_Data excerpt_
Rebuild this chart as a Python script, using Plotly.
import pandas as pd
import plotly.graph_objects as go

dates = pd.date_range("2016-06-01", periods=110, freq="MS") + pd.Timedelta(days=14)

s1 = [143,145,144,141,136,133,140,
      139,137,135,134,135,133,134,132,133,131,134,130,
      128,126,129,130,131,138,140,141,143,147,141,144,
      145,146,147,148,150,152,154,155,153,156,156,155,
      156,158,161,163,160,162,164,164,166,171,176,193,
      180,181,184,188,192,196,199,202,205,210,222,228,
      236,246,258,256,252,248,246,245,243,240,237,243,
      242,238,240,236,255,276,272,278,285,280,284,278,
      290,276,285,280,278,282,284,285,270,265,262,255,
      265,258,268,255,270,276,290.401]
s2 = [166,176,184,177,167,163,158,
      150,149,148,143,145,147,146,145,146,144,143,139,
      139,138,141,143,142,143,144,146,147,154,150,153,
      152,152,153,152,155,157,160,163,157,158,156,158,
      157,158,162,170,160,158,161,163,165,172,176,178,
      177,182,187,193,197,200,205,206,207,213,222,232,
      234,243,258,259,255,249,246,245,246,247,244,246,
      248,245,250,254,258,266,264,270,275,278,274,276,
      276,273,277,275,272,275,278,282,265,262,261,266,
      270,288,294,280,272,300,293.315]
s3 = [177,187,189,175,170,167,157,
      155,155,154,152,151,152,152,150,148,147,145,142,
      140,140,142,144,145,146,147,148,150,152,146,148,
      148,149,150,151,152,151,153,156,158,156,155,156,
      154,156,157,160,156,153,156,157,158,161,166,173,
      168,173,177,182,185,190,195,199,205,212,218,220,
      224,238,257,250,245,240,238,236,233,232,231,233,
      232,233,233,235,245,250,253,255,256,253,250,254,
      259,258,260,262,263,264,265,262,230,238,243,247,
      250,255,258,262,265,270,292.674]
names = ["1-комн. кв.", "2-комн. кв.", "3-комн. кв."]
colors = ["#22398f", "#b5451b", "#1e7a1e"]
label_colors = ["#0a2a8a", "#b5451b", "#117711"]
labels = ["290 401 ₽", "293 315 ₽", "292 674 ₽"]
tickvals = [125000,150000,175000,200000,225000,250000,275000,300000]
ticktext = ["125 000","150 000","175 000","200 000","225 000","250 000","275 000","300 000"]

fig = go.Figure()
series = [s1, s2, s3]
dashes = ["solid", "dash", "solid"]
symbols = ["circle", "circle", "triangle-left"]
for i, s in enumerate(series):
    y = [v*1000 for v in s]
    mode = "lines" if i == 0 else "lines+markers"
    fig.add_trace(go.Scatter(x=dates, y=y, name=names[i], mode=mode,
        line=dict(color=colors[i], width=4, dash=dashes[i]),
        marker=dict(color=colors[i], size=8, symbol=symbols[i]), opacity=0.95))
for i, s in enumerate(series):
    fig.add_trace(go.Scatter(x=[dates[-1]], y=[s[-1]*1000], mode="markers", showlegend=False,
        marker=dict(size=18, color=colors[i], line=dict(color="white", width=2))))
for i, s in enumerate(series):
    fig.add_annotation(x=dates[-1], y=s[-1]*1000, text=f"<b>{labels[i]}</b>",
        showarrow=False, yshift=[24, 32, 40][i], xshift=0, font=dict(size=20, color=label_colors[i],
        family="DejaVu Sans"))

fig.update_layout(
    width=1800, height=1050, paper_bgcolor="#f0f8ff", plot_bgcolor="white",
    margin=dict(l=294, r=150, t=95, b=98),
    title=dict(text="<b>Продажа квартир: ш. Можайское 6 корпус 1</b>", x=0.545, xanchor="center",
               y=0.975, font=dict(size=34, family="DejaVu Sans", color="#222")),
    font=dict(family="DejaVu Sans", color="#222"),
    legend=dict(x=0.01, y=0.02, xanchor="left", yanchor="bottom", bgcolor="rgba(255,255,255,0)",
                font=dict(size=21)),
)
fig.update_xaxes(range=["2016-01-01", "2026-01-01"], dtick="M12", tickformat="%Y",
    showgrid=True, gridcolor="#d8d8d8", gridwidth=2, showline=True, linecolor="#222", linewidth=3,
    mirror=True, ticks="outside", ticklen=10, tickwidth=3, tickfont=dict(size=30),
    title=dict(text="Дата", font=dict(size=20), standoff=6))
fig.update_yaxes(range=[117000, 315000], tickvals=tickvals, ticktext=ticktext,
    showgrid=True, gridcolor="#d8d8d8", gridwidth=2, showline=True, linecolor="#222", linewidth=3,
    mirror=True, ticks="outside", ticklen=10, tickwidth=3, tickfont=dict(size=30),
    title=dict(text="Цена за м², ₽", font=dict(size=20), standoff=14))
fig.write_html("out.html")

_Given problem_
Each line of the listing should be echoed back exactly.

_Answer for the task_
Rebuild this chart as a Python script, using Plotly.
import pandas as pd
import plotly.graph_objects as go

dates = pd.date_range("2016-06-01", periods=110, freq="MS") + pd.Timedelta(days=14)

s1 = [143,145,144,141,136,133,140,
      139,137,135,134,135,133,134,132,133,131,134,130,
      128,126,129,130,131,138,140,141,143,147,141,144,
      145,146,147,148,150,152,154,155,153,156,156,155,
      156,158,161,163,160,162,164,164,166,171,176,193,
      180,181,184,188,192,196,199,202,205,210,222,228,
      236,246,258,256,252,248,246,245,243,240,237,243,
      242,238,240,236,255,276,272,278,285,280,284,278,
      290,276,285,280,278,282,284,285,270,265,262,255,
      265,258,268,255,270,276,290.401]
s2 = [166,176,184,177,167,163,158,
      150,149,148,143,145,147,146,145,146,144,143,139,
      139,138,141,143,142,143,144,146,147,154,150,153,
      152,152,153,152,155,157,160,163,157,158,156,158,
      157,158,162,170,160,158,161,163,165,172,176,178,
      177,182,187,193,197,200,205,206,207,213,222,232,
      234,243,258,259,255,249,246,245,246,247,244,246,
      248,245,250,254,258,266,264,270,275,278,274,276,
      276,273,277,275,272,275,278,282,265,262,261,266,
      270,288,294,280,272,300,293.315]
s3 = [177,187,189,175,170,167,157,
      155,155,154,152,151,152,152,150,148,147,145,142,
      140,140,142,144,145,146,147,148,150,152,146,148,
      148,149,150,151,152,151,153,156,158,156,155,156,
      154,156,157,160,156,153,156,157,158,161,166,173,
      168,173,177,182,185,190,195,199,205,212,218,220,
      224,238,257,250,245,240,238,236,233,232,231,233,
      232,233,233,235,245,250,253,255,256,253,250,254,
      259,258,260,262,263,264,265,262,230,238,243,247,
      250,255,258,262,265,270,292.674]
names = ["1-комн. кв.", "2-комн. кв.", "3-комн. кв."]
colors = ["#22398f", "#b5451b", "#1e7a1e"]
label_colors = ["#0a2a8a", "#b5451b", "#117711"]
labels = ["290 401 ₽", "293 315 ₽", "292 674 ₽"]
tickvals = [125000,150000,175000,200000,225000,250000,275000,300000]
ticktext = ["125 000","150 000","175 000","200 000","225 000","250 000","275 000","300 000"]

fig = go.Figure()
series = [s1, s2, s3]
dashes = ["solid", "dash", "solid"]
symbols = ["circle", "circle", "triangle-left"]
for i, s in enumerate(series):
    y = [v*1000 for v in s]
    mode = "lines" if i == 0 else "lines+markers"
    fig.add_trace(go.Scatter(x=dates, y=y, name=names[i], mode=mode,
        line=dict(color=colors[i], width=4, dash=dashes[i]),
        marker=dict(color=colors[i], size=8, symbol=symbols[i]), opacity=0.95))
for i, s in enumerate(series):
    fig.add_trace(go.Scatter(x=[dates[-1]], y=[s[-1]*1000], mode="markers", showlegend=False,
        marker=dict(size=18, color=colors[i], line=dict(color="white", width=2))))
for i, s in enumerate(series):
    fig.add_annotation(x=dates[-1], y=s[-1]*1000, text=f"<b>{labels[i]}</b>",
        showarrow=False, yshift=[24, 32, 40][i], xshift=0, font=dict(size=20, color=label_colors[i],
        family="DejaVu Sans"))

fig.update_layout(
    width=1800, height=1050, paper_bgcolor="#f0f8ff", plot_bgcolor="white",
    margin=dict(l=294, r=150, t=95, b=98),
    title=dict(text="<b>Продажа квартир: ш. Можайское 6 корпус 1</b>", x=0.545, xanchor="center",
               y=0.975, font=dict(size=34, family="DejaVu Sans", color="#222")),
    font=dict(family="DejaVu Sans", color="#222"),
    legend=dict(x=0.01, y=0.02, xanchor="left", yanchor="bottom", bgcolor="rgba(255,255,255,0)",
                font=dict(size=21)),
)
fig.update_xaxes(range=["2016-01-01", "2026-01-01"], dtick="M12", tickformat="%Y",
    showgrid=True, gridcolor="#d8d8d8", gridwidth=2, showline=True, linecolor="#222", linewidth=3,
    mirror=True, ticks="outside", ticklen=10, tickwidth=3, tickfont=dict(size=30),
    title=dict(text="Дата", font=dict(size=20), standoff=6))
fig.update_yaxes(range=[117000, 315000], tickvals=tickvals, ticktext=ticktext,
    showgrid=True, gridcolor="#d8d8d8", gridwidth=2, showline=True, linecolor="#222", linewidth=3,
    mirror=True, ticks="outside", ticklen=10, tickwidth=3, tickfont=dict(size=30),
    title=dict(text="Цена за м², ₽", font=dict(size=20), standoff=14))
fig.write_html("out.html")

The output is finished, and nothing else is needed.